Task instructions: Without the pictures, extract every line from the start of the material to the line containing "from matplotlib.patches import Rectangle", both ends included.

Information supplied:
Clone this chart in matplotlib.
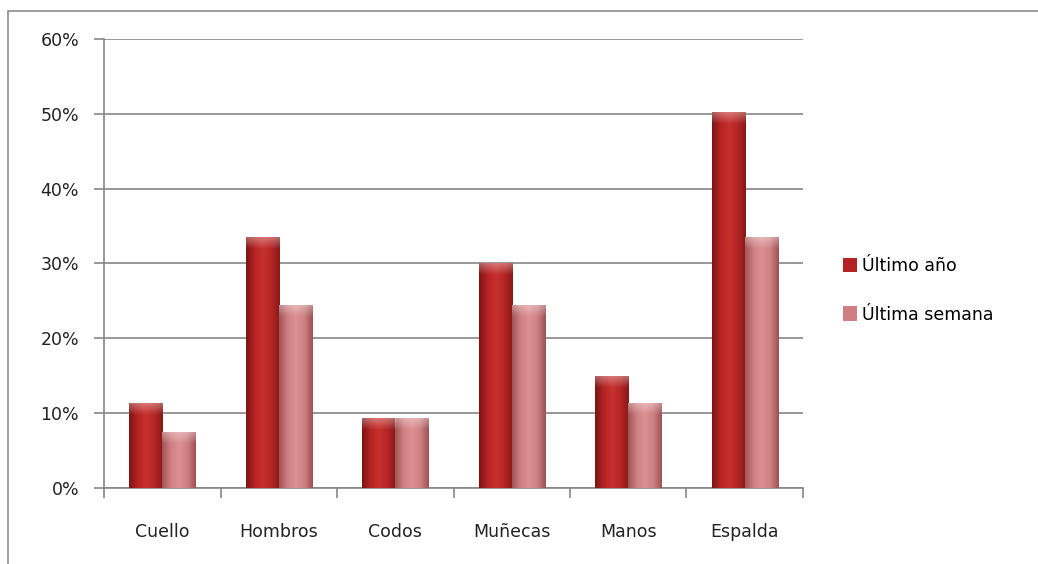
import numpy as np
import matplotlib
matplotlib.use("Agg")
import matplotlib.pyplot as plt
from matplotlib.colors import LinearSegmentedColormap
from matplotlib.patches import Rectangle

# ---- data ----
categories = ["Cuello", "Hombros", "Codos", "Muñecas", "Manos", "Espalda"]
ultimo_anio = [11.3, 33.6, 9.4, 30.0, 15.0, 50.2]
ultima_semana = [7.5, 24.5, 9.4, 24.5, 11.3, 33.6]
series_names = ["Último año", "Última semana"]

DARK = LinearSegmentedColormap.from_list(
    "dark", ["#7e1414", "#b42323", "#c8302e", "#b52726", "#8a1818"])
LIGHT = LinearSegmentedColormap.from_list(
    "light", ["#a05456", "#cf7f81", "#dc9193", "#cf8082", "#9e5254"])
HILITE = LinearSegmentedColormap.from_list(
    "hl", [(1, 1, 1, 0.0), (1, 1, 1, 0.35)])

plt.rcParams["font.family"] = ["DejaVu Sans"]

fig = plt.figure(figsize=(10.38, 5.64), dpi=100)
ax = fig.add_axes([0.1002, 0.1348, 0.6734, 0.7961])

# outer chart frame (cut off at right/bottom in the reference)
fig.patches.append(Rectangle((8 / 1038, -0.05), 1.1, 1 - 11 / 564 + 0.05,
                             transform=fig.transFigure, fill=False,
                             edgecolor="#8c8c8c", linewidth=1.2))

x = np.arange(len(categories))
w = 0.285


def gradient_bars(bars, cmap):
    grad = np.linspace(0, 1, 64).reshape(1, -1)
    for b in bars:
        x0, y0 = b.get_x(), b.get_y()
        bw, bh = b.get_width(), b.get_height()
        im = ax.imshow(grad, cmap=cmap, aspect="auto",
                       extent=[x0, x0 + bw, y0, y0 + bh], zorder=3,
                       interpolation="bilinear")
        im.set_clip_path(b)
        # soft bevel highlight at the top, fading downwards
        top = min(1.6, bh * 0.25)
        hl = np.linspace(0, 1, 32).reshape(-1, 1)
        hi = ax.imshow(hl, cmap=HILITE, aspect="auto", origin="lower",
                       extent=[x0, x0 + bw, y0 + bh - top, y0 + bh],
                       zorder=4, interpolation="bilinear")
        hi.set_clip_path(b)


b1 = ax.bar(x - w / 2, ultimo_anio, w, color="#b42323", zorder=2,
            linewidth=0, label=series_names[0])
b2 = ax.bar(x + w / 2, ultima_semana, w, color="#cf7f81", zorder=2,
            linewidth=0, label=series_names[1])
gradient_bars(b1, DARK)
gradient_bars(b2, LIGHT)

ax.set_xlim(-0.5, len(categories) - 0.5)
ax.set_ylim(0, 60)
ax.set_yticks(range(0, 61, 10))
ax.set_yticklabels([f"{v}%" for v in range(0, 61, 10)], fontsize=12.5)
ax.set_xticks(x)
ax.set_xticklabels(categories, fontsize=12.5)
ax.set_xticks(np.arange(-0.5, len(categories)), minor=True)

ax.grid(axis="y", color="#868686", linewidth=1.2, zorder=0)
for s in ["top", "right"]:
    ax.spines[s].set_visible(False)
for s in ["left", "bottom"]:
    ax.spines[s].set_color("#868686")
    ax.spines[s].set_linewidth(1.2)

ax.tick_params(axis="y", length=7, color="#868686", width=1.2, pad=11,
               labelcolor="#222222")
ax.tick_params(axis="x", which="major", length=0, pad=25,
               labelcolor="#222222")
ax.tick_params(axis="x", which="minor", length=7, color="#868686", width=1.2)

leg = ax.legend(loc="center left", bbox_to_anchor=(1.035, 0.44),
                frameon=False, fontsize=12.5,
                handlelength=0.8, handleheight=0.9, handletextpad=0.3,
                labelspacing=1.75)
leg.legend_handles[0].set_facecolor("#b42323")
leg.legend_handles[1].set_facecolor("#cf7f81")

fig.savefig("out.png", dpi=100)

Final result:
Clone this chart in matplotlib.
import numpy as np
import matplotlib
matplotlib.use("Agg")
import matplotlib.pyplot as plt
from matplotlib.colors import LinearSegmentedColormap
from matplotlib.patches import Rectangle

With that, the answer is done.